En la antigua Olimpia, donde un día estuvo el templo de Zeus que guardaba la gran estatua del dios obra de Fidias, todavía es posible ver los cimientos de la palestra, el lugar donde entrenaban los atletas, entre otros muchos restos que piden un poquito de imaginación por parte del visitante y, a ser posible, un ejemplar de la obra de Pausanias en el bolsillo. Pero en Olimpia, sobre todo, hay muchos y preciosos fragmentos de columnas, esculturas y metopas a la sombra de los pinos o anclados bajo el implacable sol de Grecia que esperan la oportunidad, que puede que nunca llegue, para ser catalogados, resituados o incluso exhibidos en el Museo de Olimpia junto al "Hermes" de Praxíteles. Esos fragmentos que ahora sirven de improvisado asiento o como mesa auxiliar para los turistas se parecen mucho a todos esos atletas que quedan esparcidos por el estadio olímpico de Río de Janeiro cuando terminan las pruebas. Las cámaras se centran sobre todo en el campeón, algo menos en la medalla de plata y bastante menos en la medalla de bronce, y todos los demás participantes se reparten por la pista como si fueran capiteles rotos o columnas sin nada que sostener. Pero del mismo modo que la distancia que separa a un capitel derribado en Olimpia de un orgulloso capitel que los turistas fotografiamos con mimo es muy pequeña, el tiempo que separa a un atleta derribado en la pista por la derrota de un atleta victorioso envuelto en la bandera de su país es muchas veces tan pequeño que es inevitable concluir, como en la "Antígona" de Sófocles, que los atletas viven sobre el cortante filo de la fortuna.

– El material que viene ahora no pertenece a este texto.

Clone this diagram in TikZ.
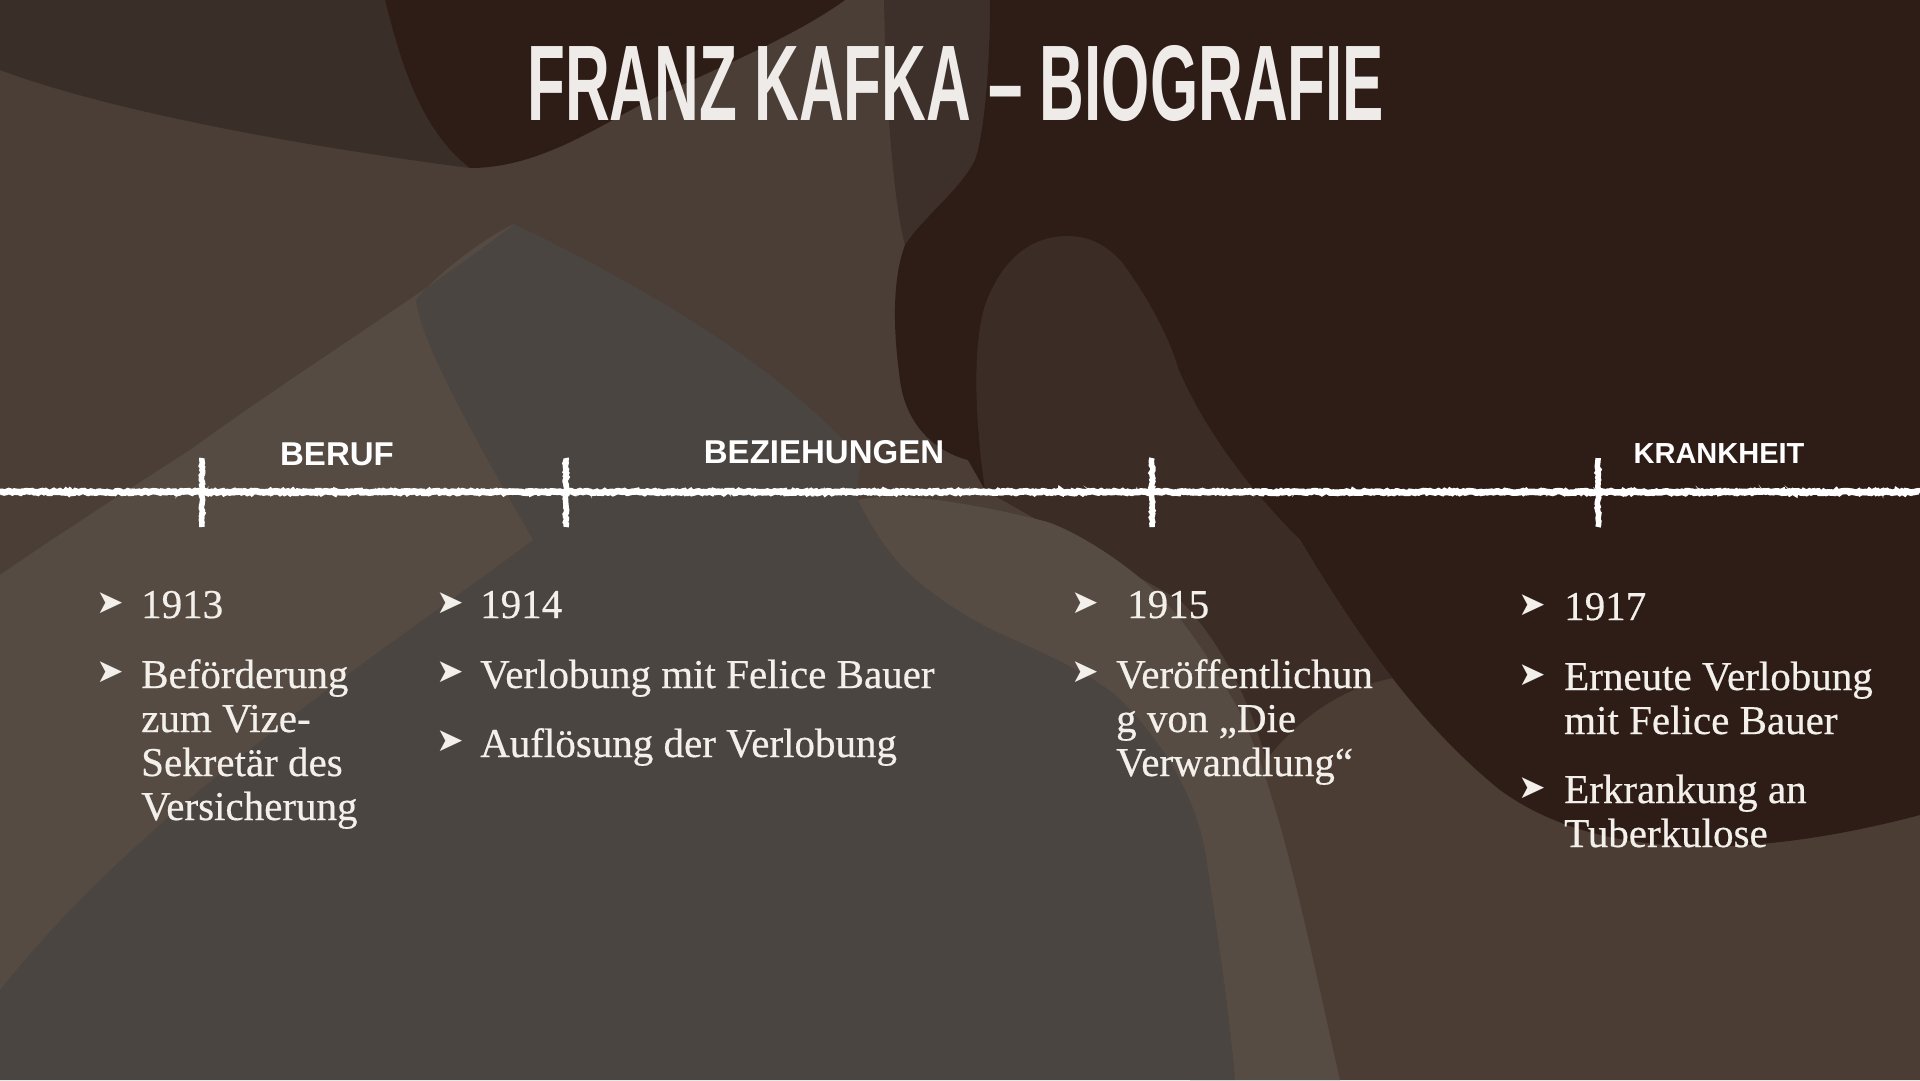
\documentclass[tikz,border=0pt]{standalone}
\usepackage{graphicx}
\usepackage{fontspec}
\setmainfont[FakeBold=0.5]{Liberation Serif}
\newfontfamily\labfont{Liberation Sans}
\newfontfamily\symfont{DejaVu Sans}
\usetikzlibrary{decorations.pathmorphing}
\definecolor{cDark}{HTML}{2E1D17}
\definecolor{cTopLeft}{HTML}{3A2E28}
\definecolor{cBase}{HTML}{4A3E37}
\definecolor{cBand}{HTML}{3D302A}
\definecolor{cGray}{HTML}{4A4541}
\definecolor{cLight}{HTML}{554B43}
\definecolor{cStripe}{HTML}{574C43}
\definecolor{cFinger}{HTML}{3B2D26}
\definecolor{cBR}{HTML}{4B3D34}
\definecolor{cText}{HTML}{F3EFEA}
\definecolor{cTitle}{HTML}{EEEBE8}
\begin{document}
\begin{tikzpicture}[x=1pt,y=-1pt,
  body/.style={text=cText, inner sep=0pt, anchor=base west, align=left, font=\fontsize{41}{44}\selectfont},
  bul/.style={text=cText, inner sep=0pt, anchor=center, font=\symfont\fontsize{33}{33}\selectfont},
  lab/.style={text=white, inner sep=0pt, anchor=center, font=\labfont\bfseries\fontsize{33}{33}\selectfont},
  chalk/.style={draw=white, line width=6.5pt, decorate, decoration={random steps, segment length=2pt, amplitude=1pt}},
  chalkfuzz/.style={draw=white, line width=1.6pt, opacity=0.75, decorate, decoration={random steps, segment length=3pt, amplitude=3pt}},
  tickmark/.style={draw=white, line width=5.5pt, decorate, decoration={random steps, segment length=2pt, amplitude=0.9pt}}
]
\useasboundingbox (0,0) rectangle (1920,1080);
\pgfmathsetseed{7}
% ---------- background ----------
\fill[cBase] (0,0) rectangle (1920,1080);
% top-left darker
\fill[cTopLeft] (0,0) -- (385,0) .. controls (400,60) and (420,130) .. (470,168)
   .. controls (330,150) and (120,115) .. (0,70) -- cycle;
% darkest top blob
\fill[cDark] (385,0) .. controls (400,60) and (420,130) .. (470,168)
   .. controls (540,168) and (600,125) .. (650,100)
   .. controls (700,75) and (790,40) .. (845,0) -- cycle;
% medium band beside the title
\fill[cBand] (884,0) -- (990,0) .. controls (990,60) and (985,130) .. (975,160)
   .. controls (960,190) and (925,215) .. (905,245)
   .. controls (893,200) and (886,100) .. (884,0) -- cycle;
% bottom-right brown
\fill[cBR] (1190,1080) .. controls (1240,800) and (1270,650) .. (1290,520) -- (1920,520) -- (1920,1080) -- cycle;
% right dark region
\fill[cDark] (990,0) -- (1920,0) -- (1920,815)
   .. controls (1780,852) and (1610,870) .. (1500,790)
   .. controls (1420,725) and (1360,640) .. (1300,540)
   -- (1180,600) -- (985,490) -- (968,460)
   .. controls (930,450) and (905,420) .. (900,380)
   .. controls (893,330) and (892,280) .. (905,245)
   .. controls (925,215) and (960,190) .. (975,160)
   .. controls (985,130) and (990,60) .. (990,0) -- cycle;
% finger blob (continues down beside the stripe)
\fill[cFinger] (985,490) .. controls (975,420) and (970,330) .. (991,291)
   .. controls (1010,250) and (1040,236) .. (1067,236)
   .. controls (1095,236) and (1110,250) .. (1121,261)
   .. controls (1150,300) and (1170,340) .. (1178,368)
   .. controls (1200,420) and (1240,480) .. (1300,540)
   .. controls (1330,590) and (1360,636.25) .. (1392.5,678.1)
   .. controls (1330,690) and (1290,730) .. (1266,760)
   .. controls (1250,700) and (1220,640) .. (1180,600) -- cycle;
% gray region
\fill[cGray] (514,224) .. controls (600,265) and (720,330) .. (800,400)
   .. controls (830,425) and (850,445) .. (861,464)
   .. controls (858,480) and (856,490) .. (858,500)
   .. controls (880,545) and (900,565) .. (914,578)
   .. controls (940,600) and (970,620) .. (1006,636)
   .. controls (1060,660) and (1100,680) .. (1121,700)
   .. controls (1170,750) and (1195,800) .. (1205,850)
   .. controls (1220,950) and (1230,1020) .. (1235,1080)
   -- (0,1080) -- (0,990) .. controls (150,800) and (400,640) .. (533,540)
   .. controls (470,430) and (420,340) .. (416,300)
   .. controls (440,270) and (490,235) .. (514,224) -- cycle;
% light cone
\fill[cLight] (514,224) .. controls (490,235) and (440,270) .. (416,300)
   .. controls (420,340) and (470,430) .. (533,540)
   .. controls (400,640) and (150,800) .. (0,990) -- (0,575)
   .. controls (50,540) and (120,495) .. (190,450)
   .. controls (300,370) and (430,290) .. (514,224) -- cycle;
% light stripe
\fill[cStripe] (858,500) .. controls (880,545) and (900,565) .. (914,578)
   .. controls (940,600) and (970,620) .. (1006,636)
   .. controls (1060,660) and (1100,680) .. (1121,700)
   .. controls (1170,750) and (1195,800) .. (1205,850)
   .. controls (1220,950) and (1230,1020) .. (1235,1080)
   -- (1340,1080) .. controls (1310,950) and (1280,790) .. (1236,705)
   .. controls (1210,660) and (1180,610) .. (1140,578)
   .. controls (1100,545) and (1060,525) .. (1044,521)
   .. controls (980,505) and (900,490) .. (858,500) -- cycle;
% ---------- title ----------
\node[anchor=south west, inner sep=0pt, text=cTitle] (title) at (527,122)
  {\resizebox{857pt}{75pt}{\labfont\bfseries FRANZ KAFKA – BIOGRAFIE}};
% ---------- timeline ----------
\coordinate (tlL) at (0,492);
\coordinate (tlR) at (1920,492);
\draw[chalk] (tlL) -- (tlR);
\draw[chalkfuzz] (tlL) -- (tlR);
\foreach \n/\x in {a/202,b/566,c/1152,d/1598}{
  \coordinate (\n top) at (\x,458);
  \coordinate (\n bot) at (\x,527);
  \draw[tickmark] (\n top) -- (\n bot);
}
% ---------- section labels ----------
\node[lab] (beruf) at (337,454) {BERUF};
\node[lab] (bez) at (824,452) {BEZIEHUNGEN};
\node[lab, font=\labfont\bfseries\fontsize{29}{29}\selectfont] (krank) at (1719,454) {KRANKHEIT};
% ---------- column 1 ----------
\node[bul] (b11) at (110,603) {➤};
\node[body] (y1913) at (141,618) {1913};
\node[bul] (b12) at (110,672) {➤};
\node[body] (t12) at (141,820) {Beförderung\\zum Vize-\\Sekretär des\\Versicherung};
% ---------- column 2 ----------
\node[bul] (b21) at (450,603) {➤};
\node[body] (y1914) at (480,618) {1914};
\node[bul] (b22) at (450,672) {➤};
\node[body] (t22) at (480,688) {Verlobung mit Felice Bauer};
\node[bul] (b23) at (450,741) {➤};
\node[body] (t23) at (480,757) {Auflösung der Verlobung};
% ---------- column 3 ----------
\node[bul] (b31) at (1085,603) {➤};
\node[body] (y1915) at (1127,618) {1915};
\node[bul] (b32) at (1085,672) {➤};
\node[body] (t32) at (1116,776) {Veröffentlichun\\g von „Die\\Verwandlung“};
% ---------- column 4 ----------
\node[bul] (b41) at (1532,605) {➤};
\node[body] (y1917) at (1564,620) {1917};
\node[bul] (b42) at (1532,675) {➤};
\node[body] (t42) at (1564,734) {Erneute Verlobung\\mit Felice Bauer};
\node[bul] (b43) at (1532,788) {➤};
\node[body] (t43) at (1564,847) {Erkrankung an\\Tuberkulose};
\end{tikzpicture}
\end{document}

En la final de los 400 metros femeninos, la atleta de Bahamas Shaune Miller, agotada por el esfuerzo y agobiada por la estadounidense Allyson Felix, tropieza o cae derribada por la fortuna, y esa caída hace que gane la medalla de oro. Las siete centésimas que separaron a Miller de Felix fueron resultado de un pequeño tropiezo de la bahameña que supuso un gran paso para ganar la medalla de oro. En la final de salto con pértiga, el ambiente en el estadio contribuyó de forma decisiva a la victoria del brasileño Thiago Braz, que derrotó al gran favorito, el francés Renaud Lavillenie, porque saltó más que él y también porque el público abucheó al francés con la misma fuerza con que la afición brasileña silva en Maracaná a los rivales de su selección de fútbol. ¿Habría ganado Braz la medalla de oro si los Juegos Olímpicos se celebraran en París? Probablemente, no. La distancia entre Braz y Lavillenie es tan pequeña como la que separa la sombra de un pino en Olimpia del Museo donde se exhiben los tesoros rescatados del olvido. Así es el cortante filo de la fortuna. Haría falta un nuevo Heródoto que, como el padre de la Historia nacido en Halicarnaso, evitara que las grandes y maravillosas gestas tanto de helenos como de bárbaros caigan en el olvido. Las gestas de Shaune Miller y Thiago Braz ya tienen quien las escriba, pero necesitamos a un Heródoto que impida que las gestas de los capiteles rotos caigan en el olvido. De acuerdo, no todos los restos de la vieja Olimpia pueden estar en el Museo ni, mucho menos, compartir sala climatizada con la estatua de Hermes salida del genio absoluto de Praxíteles, pero no es justo que tantos preciosos capiteles se hayan convertido en bancos, mesas, atalayas o soportes de cámaras. No es justo que Felix o Lavillenie sólo sean capiteles rotos después de un tropiezo que fue de oro y de unos abucheos que significaron una plata.

Un Heródoto de los capiteles rotos contra el cortante filo de la fortuna. Nada más. Nada menos.